Tigers By the Tale

IT'S A STORY that promises to make you believe in God.

A boy, shipwrecked on a lifeboat with a Bengal tiger, repeatedly cheats death and eventually discovers his own self. It's a typical coming-of-age tale, really—except for the whole tiger part.

Life of Pi centers on Pi Patel, the son of a zookeeper, who grows up grasping to understand God. His open heart and willingness to learn lead him from Hinduism to Christianity to Islam. While stranded at sea along with a few escaped zoo animals as company, he continues to explore the meaning of God as he's thrust into dramatic—and at times inconceivable—situations.

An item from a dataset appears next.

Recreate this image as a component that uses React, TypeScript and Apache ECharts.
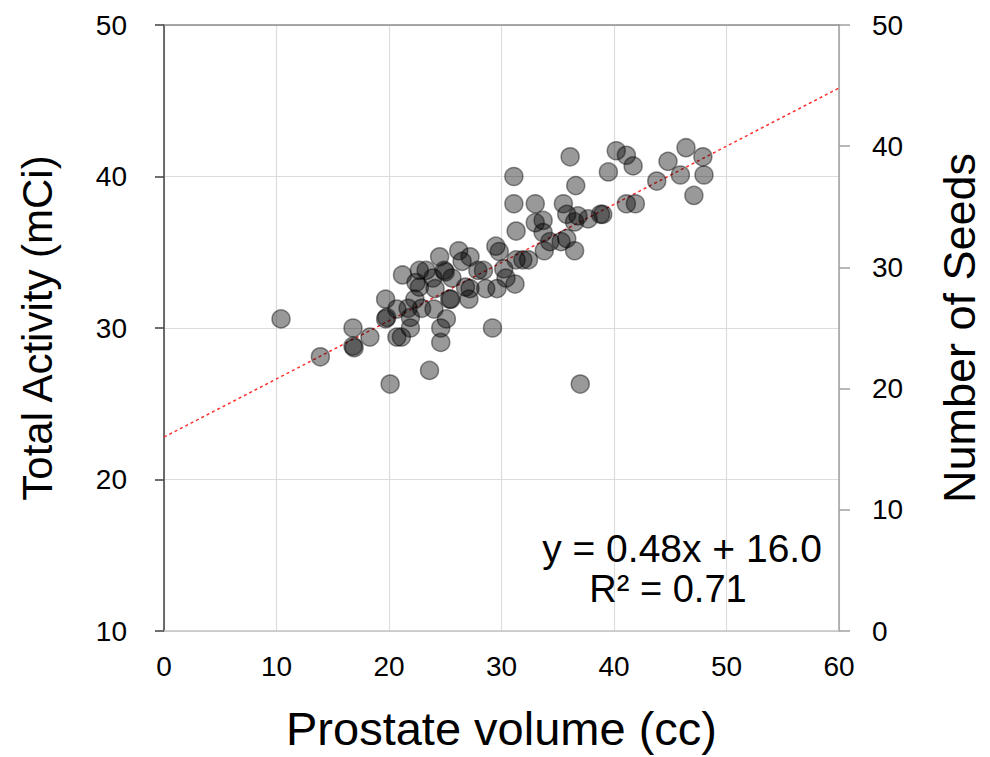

Anyone who has read Yann Martel's best-selling book can understand how near impossible it seems to adapt the larger-than-life story into a film—none more so than the person who did just that, screenwriter David Magee. The largest chunk of Pi's journey is a solitary one, save the aforementioned Bengal tiger (named Richard Parker).

In an interview with Sojourners, Magee said he wrote the scenes without any lines for Pi at all, only inserting them where necessary after the fact.

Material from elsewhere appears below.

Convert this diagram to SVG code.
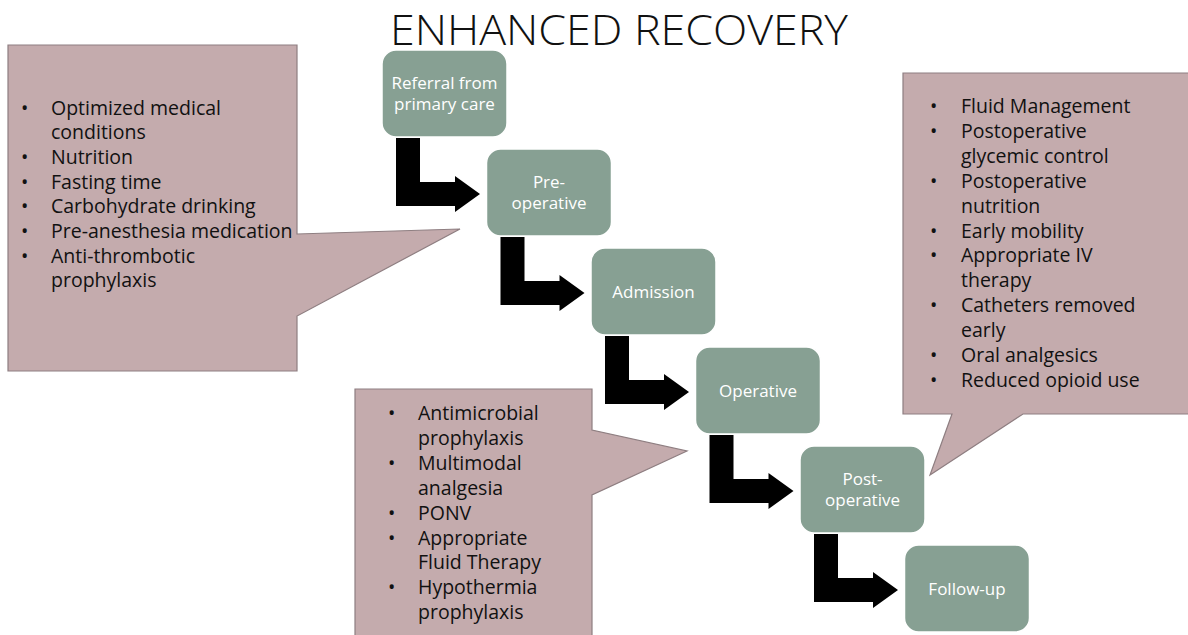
<svg xmlns="http://www.w3.org/2000/svg" width="1188" height="635" viewBox="0 0 1188 635">
<style>
.callout{fill:#C4ABAD;stroke:#8E7E81;stroke-width:1.2}
.box{fill:#87A093;stroke:#FFFFFF;stroke-width:1.5}
.arrow{fill:#000000}
.bt{font-family:"Open Sans","Noto Sans",sans-serif;font-size:17px;fill:#FFFFFF;text-anchor:middle}
.lt{font-family:"Open Sans","Noto Sans",sans-serif;font-size:19.5px;fill:#111111}
.title{font-family:"Open Sans","Noto Sans",sans-serif;font-size:43px;font-weight:300;fill:#111111;text-anchor:middle}
</style>
<rect x="0" y="0" width="1188" height="635" fill="#FFFFFF"/>
<text class="title" x="619" y="45" textLength="458" lengthAdjust="spacingAndGlyphs">ENHANCED RECOVERY</text>

<g id="callout-preop">
<path class="callout" d="M8,45 H297 V234 L460,229 L297,316 V371 H8 Z"/>
<g class="lt">
<text x="21" y="114.5">•</text><text x="51" y="114.5">Optimized medical</text>
<text x="51" y="139.2">conditions</text>
<text x="21" y="163.9">•</text><text x="51" y="163.9">Nutrition</text>
<text x="21" y="188.6">•</text><text x="51" y="188.6">Fasting time</text>
<text x="21" y="213.3">•</text><text x="51" y="213.3">Carbohydrate drinking</text>
<text x="21" y="238">•</text><text x="51" y="238">Pre-anesthesia medication</text>
<text x="21" y="262.7">•</text><text x="51" y="262.7">Anti-thrombotic</text>
<text x="51" y="287.4">prophylaxis</text>
</g>
</g>

<g id="callout-operative">
<path class="callout" d="M355,389 H592 V430 L687,451 L592,495 V640 H355 Z"/>
<g class="lt">
<text x="388" y="420">•</text><text x="418" y="420">Antimicrobial</text>
<text x="418" y="444.9">prophylaxis</text>
<text x="388" y="469.8">•</text><text x="418" y="469.8">Multimodal</text>
<text x="418" y="494.7">analgesia</text>
<text x="388" y="519.6">•</text><text x="418" y="519.6">PONV</text>
<text x="388" y="544.5">•</text><text x="418" y="544.5">Appropriate</text>
<text x="418" y="569.4">Fluid Therapy</text>
<text x="388" y="594.3">•</text><text x="418" y="594.3">Hypothermia</text>
<text x="418" y="619.2">prophylaxis</text>
</g>
</g>

<g id="callout-postop">
<path class="callout" d="M903,73 H1192 V414 H1023 L930,475 L952,414 H903 Z"/>
<g class="lt">
<text x="930" y="113">•</text><text x="961" y="113">Fluid Management</text>
<text x="930" y="137.9">•</text><text x="961" y="137.9">Postoperative</text>
<text x="961" y="162.8">glycemic control</text>
<text x="930" y="187.7">•</text><text x="961" y="187.7">Postoperative</text>
<text x="961" y="212.6">nutrition</text>
<text x="930" y="237.5">•</text><text x="961" y="237.5">Early mobility</text>
<text x="930" y="262.4">•</text><text x="961" y="262.4">Appropriate IV</text>
<text x="961" y="287.3">therapy</text>
<text x="930" y="312.2">•</text><text x="961" y="312.2">Catheters removed</text>
<text x="961" y="337.1">early</text>
<text x="930" y="362">•</text><text x="961" y="362">Oral analgesics</text>
<text x="930" y="386.9">•</text><text x="961" y="386.9">Reduced opioid use</text>
</g>
</g>

<g id="connectors">
<path class="arrow" d="M396,138 H420 V182 H455 V176 L480,194 L455,212 V206 H396 Z"/>
<path class="arrow" transform="translate(104.5,99)" d="M396,138 H420 V182 H455 V176 L480,194 L455,212 V206 H396 Z"/>
<path class="arrow" transform="translate(209,198)" d="M396,138 H420 V182 H455 V176 L480,194 L455,212 V206 H396 Z"/>
<path class="arrow" transform="translate(313.5,297)" d="M396,138 H420 V182 H455 V176 L480,194 L455,212 V206 H396 Z"/>
<path class="arrow" transform="translate(418,396)" d="M396,138 H420 V182 H455 V176 L480,194 L455,212 V206 H396 Z"/>
</g>

<g id="node-referral">
<rect class="box" x="382" y="50" width="125" height="87" rx="14"/>
<text class="bt" x="444.5" y="88.5">Referral from</text>
<text class="bt" x="444.5" y="110">primary care</text>
</g>
<g id="node-preoperative">
<rect class="box" x="486.5" y="149" width="125" height="87" rx="14"/>
<text class="bt" x="549" y="187.5">Pre-</text>
<text class="bt" x="549" y="209">operative</text>
</g>
<g id="node-admission">
<rect class="box" x="591" y="248" width="125" height="87" rx="14"/>
<text class="bt" x="653.5" y="297.5">Admission</text>
</g>
<g id="node-operative">
<rect class="box" x="695.5" y="347" width="125" height="87" rx="14"/>
<text class="bt" x="758" y="396.5">Operative</text>
</g>
<g id="node-postoperative">
<rect class="box" x="800" y="446" width="125" height="87" rx="14"/>
<text class="bt" x="862.5" y="484.5">Post-</text>
<text class="bt" x="862.5" y="506">operative</text>
</g>
<g id="node-followup">
<rect class="box" x="904.5" y="545" width="125" height="87" rx="14"/>
<text class="bt" x="967" y="594.5">Follow-up</text>
</g>
</svg>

"We didn't want to have some strange conversations with the tiger that he would never have," Magee said.

To work out other ways to move along the story, the filmmakers met with Steven Callahan, an actual survivor of a shipwreck who spent 76 days at sea.

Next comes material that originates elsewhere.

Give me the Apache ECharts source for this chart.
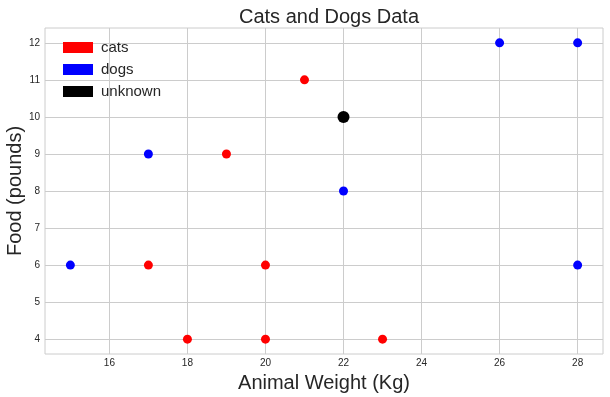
<!DOCTYPE html>
<html lang="en">
<head>
    <meta charset="UTF-8">
    <title>Cats and Dogs Data</title>
    <style>
        body { margin: 0; background: #fff; }
    </style>
</head>
<body>
    <div id="chart" style="width: 610px;height: 397px;"></div>
    <script src="https://cdn.jsdelivr.net/npm/echarts@6/dist/echarts.min.js"></script>
    <script>
        // weight (kg), food (pounds)
        var catWeight = [21, 19, 17, 20, 18, 20, 23];
        var catFood = [11, 9, 6, 6, 4, 4, 4];
        var dogWeight = [26, 28, 17, 22, 15, 28];
        var dogFood = [12, 12, 9, 8, 6, 6];
        var unknownWeight = [22];
        var unknownFood = [10];
        var xTicks = [16, 18, 20, 22, 24, 26, 28];
        var yTicks = [4, 5, 6, 7, 8, 9, 10, 11, 12];

        function pairs(xs, ys) {
            return xs.map(function (x, i) { return [x, ys[i]]; });
        }

        var textColor = '#262626';
        var font = 'Liberation Sans';
        var chartDom = document.getElementById('chart');
        var myChart = echarts.init(chartDom);
        var option = {
            animation: false,
            title: {
                text: 'Cats and Dogs Data',
                left: 324,
                textAlign: 'center',
                top: 2,
                textStyle: { fontFamily: font, fontSize: 20, fontWeight: 'normal', color: textColor }
            },
            legend: {
                orient: 'vertical',
                left: 58,
                top: 35,
                itemWidth: 30,
                itemHeight: 11,
                itemGap: 7,
                icon: 'rect',
                textStyle: { fontFamily: font, fontSize: 15, color: textColor, padding: [0, 0, 0, 3] },
                data: ['cats', 'dogs', 'unknown']
            },
            grid: {
                left: 45, right: 7, top: 28, bottom: 43,
                outerBoundsMode: 'none',
                containLabel: false,
                show: true, borderColor: '#cccccc', borderWidth: 1
            },
            xAxis: {
                type: 'value',
                min: 14.35, max: 28.65,
                name: 'Animal Weight (Kg)',
                nameLocation: 'middle',
                nameGap: 19,
                nameMoveOverlap: false,
                nameTextStyle: { fontFamily: font, fontSize: 20, color: textColor },
                axisLine: { show: false },
                axisTick: { show: false, customValues: xTicks },
                axisLabel: {
                    fontFamily: font, fontSize: 10, color: textColor, margin: 4,
                    customValues: xTicks
                },
                splitLine: { show: true, lineStyle: { color: '#cccccc', width: 1 } }
            },
            yAxis: {
                type: 'value',
                min: 3.6, max: 12.4,
                name: 'Food (pounds)',
                nameLocation: 'middle',
                nameGap: 20,
                nameMoveOverlap: false,
                nameTextStyle: { fontFamily: font, fontSize: 20, color: textColor },
                axisLine: { show: false },
                axisTick: { show: false, customValues: yTicks },
                axisLabel: {
                    fontFamily: font, fontSize: 10, color: textColor, margin: 5,
                    customValues: yTicks
                },
                splitLine: { show: true, lineStyle: { color: '#cccccc', width: 1 } }
            },
            series: [
                {
                    name: 'cats', type: 'scatter', symbolSize: 9,
                    itemStyle: { color: '#ff0000', opacity: 1 },
                    data: pairs(catWeight, catFood)
                },
                {
                    name: 'dogs', type: 'scatter', symbolSize: 9,
                    itemStyle: { color: '#0000ff', opacity: 1 },
                    data: pairs(dogWeight, dogFood)
                },
                {
                    name: 'unknown', type: 'scatter', symbolSize: 12,
                    itemStyle: { color: '#000000', opacity: 1 },
                    data: pairs(unknownWeight, unknownFood)
                }
            ]
        };
        myChart.setOption(option);
    </script>
</body>
</html>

"While he was on his journey, [he] wrote in the margins of a little notebook that he had with a pencil in the tiniest lettering he could, and he tried to keep track of his thoughts and his observations in order to keep himself from going insane," Magee said.

Magee did the same thing in the film and used Pi's journal entries, jotted in the margins of his survival manual, to delve into the character's inner dialogue. Through the written word and the slow dissolving of his one pencil, the days and nights pass as Pi becomes ever more weary.